Tuesday 1 July 2014

REVIEW - COLD IN JULY (JIM MICKLE)


The excuse that the novel did it, so why shouldn't the movie, doesn't have much traction with me, but if you're gonna make a mess of your movie then why not? In hindsight, it's clear that Cold in July intends to be taken as cheap pulp, more stylised than stylish, and veering erratically between genres, moods and plotlines. It's a ploy that forgives the film's manic character, which itself forgives the few (among many) tangents the story takes a notion to that come off as director Jim Mickle trying too hard. Yet it is doing an otherwise promising film an injustice, as if to make the most of a spoiled situation, when so much of it is so far from spoiled at all. Mickle's talent for atmosphere and his affable attention to detail are put to brilliant use in Cold in July's first tonal stop-off, a tense revenge thriller with promising shades of a sins-of-the-father subtext.
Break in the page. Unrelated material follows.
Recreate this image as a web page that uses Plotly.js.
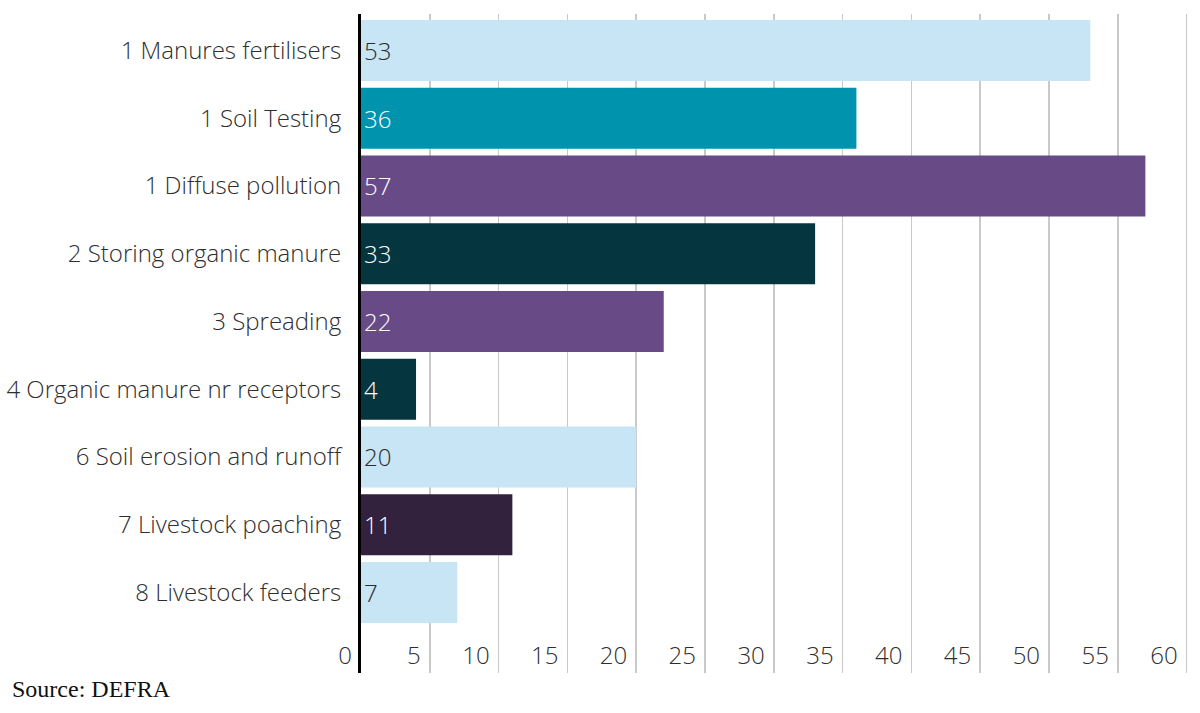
<!DOCTYPE html>
<html>
<head>
<meta charset="utf-8">
<script src="https://cdn.plot.ly/plotly-3.0.1.min.js"></script>
<style>
  html, body { margin: 0; padding: 0; background: #ffffff; }
  #chart { width: 1200px; height: 713px; }
</style>
</head>
<body>
<div id="chart"></div>
<script>
// Farm inspection breaches by rule (counts)
const categories = [
  "1 Manures fertilisers",
  "1 Soil Testing",
  "1 Diffuse pollution",
  "2 Storing organic manure",
  "3 Spreading",
  "4 Organic manure nr receptors",
  "6 Soil erosion and runoff",
  "7 Livestock poaching",
  "8 Livestock feeders"
];
const counts = [53, 36, 57, 33, 22, 4, 20, 11, 7];
const xTicks = [0, 5, 10, 15, 20, 25, 30, 35, 40, 45, 50, 55, 60];

// Bar fills and the label colour that reads on each fill
const barColors = ["#c7e5f4", "#0093ae", "#684b86", "#05353e", "#684b86", "#05353e", "#c7e5f4", "#33223d", "#c7e5f4"];
const labelColors = ["#2b2b2b", "#ffffff", "#ffffff", "#ffffff", "#ffffff", "#ffffff", "#2b2b2b", "#ffffff", "#2b2b2b"];

const FONT = "Open Sans, Noto Sans, sans-serif";

const trace = {
  type: "bar",
  orientation: "h",
  y: categories,
  x: counts,
  text: counts.map(String),
  textposition: "inside",
  insidetextanchor: "start",
  textangle: 0,
  constraintext: "none",
  cliponaxis: false,
  textfont: { family: FONT, size: 24, color: labelColors, weight: 300 },
  marker: { color: barColors, line: { width: 0 } },
  hoverinfo: "x+y"
};

const layout = {
  width: 1200,
  height: 713,
  margin: { l: 361, r: 0, t: 14, b: 40 },
  paper_bgcolor: "#ffffff",
  plot_bgcolor: "#ffffff",
  showlegend: false,
  bargap: 0.1,
  font: { family: FONT, size: 24, color: "#2e2e2e", weight: 300 },
  xaxis: {
    range: [0, 60.97],
    tickvals: xTicks,
    ticktext: xTicks.map(String),
    ticklabelposition: "inside left",
    ticklabeloverflow: "allow",
    ticklabelshift: -9,
    ticklabelstandoff: -2,
    showgrid: true,
    gridcolor: "#c9c9c9",
    gridwidth: 1.5,
    zeroline: false,
    showline: false,
    ticks: "",
    tickfont: { family: FONT, size: 24, color: "#2e2e2e", weight: 300 },
    fixedrange: true
  },
  yaxis: {
    type: "category",
    range: [9.189, -0.538],
    showgrid: false,
    zeroline: false,
    showline: true,
    linecolor: "#000000",
    linewidth: 3,
    ticks: "",
    ticklabelstandoff: 12,
    tickfont: { family: FONT, size: 24, color: "#2e2e2e", weight: 300 },
    fixedrange: true
  },
  annotations: [{
    xref: "paper", yref: "paper",
    x: -361 / 839 + 10 / 839, y: 0,
    xanchor: "left", yanchor: "middle",
    yshift: -16,
    showarrow: false,
    text: "Source: DEFRA",
    font: { family: "Liberation Serif, Times New Roman, serif", size: 24, color: "#111111" }
  }]
};

Plotly.newPlot("chart", [trace], layout, { displayModeBar: false, staticPlot: true });
</script>
</body>
</html>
And who can resist a good old twist? The plot thickens, and Cold in July begins to resemble a solid modern noir, like David Cronenberg's A History of Violence. That is until Mickle loses control - not of his craft, just of his sense of reasoning. Cold in July takes so long to fully exploit its true nature as a haphazard, artistic B-movie that it's only in the final few scenes that one actually realises it. The impact of the first act is such that the rest of the film can only wither in comparison. Perhaps this is why the climactic sequence is such a barnstormer, or perhaps it's just that Mickle has finally given into the type of movie he truly wanted Cold in July to be. Or maybe he wanted it to be a mess, the mess that he made of it. Well, why not?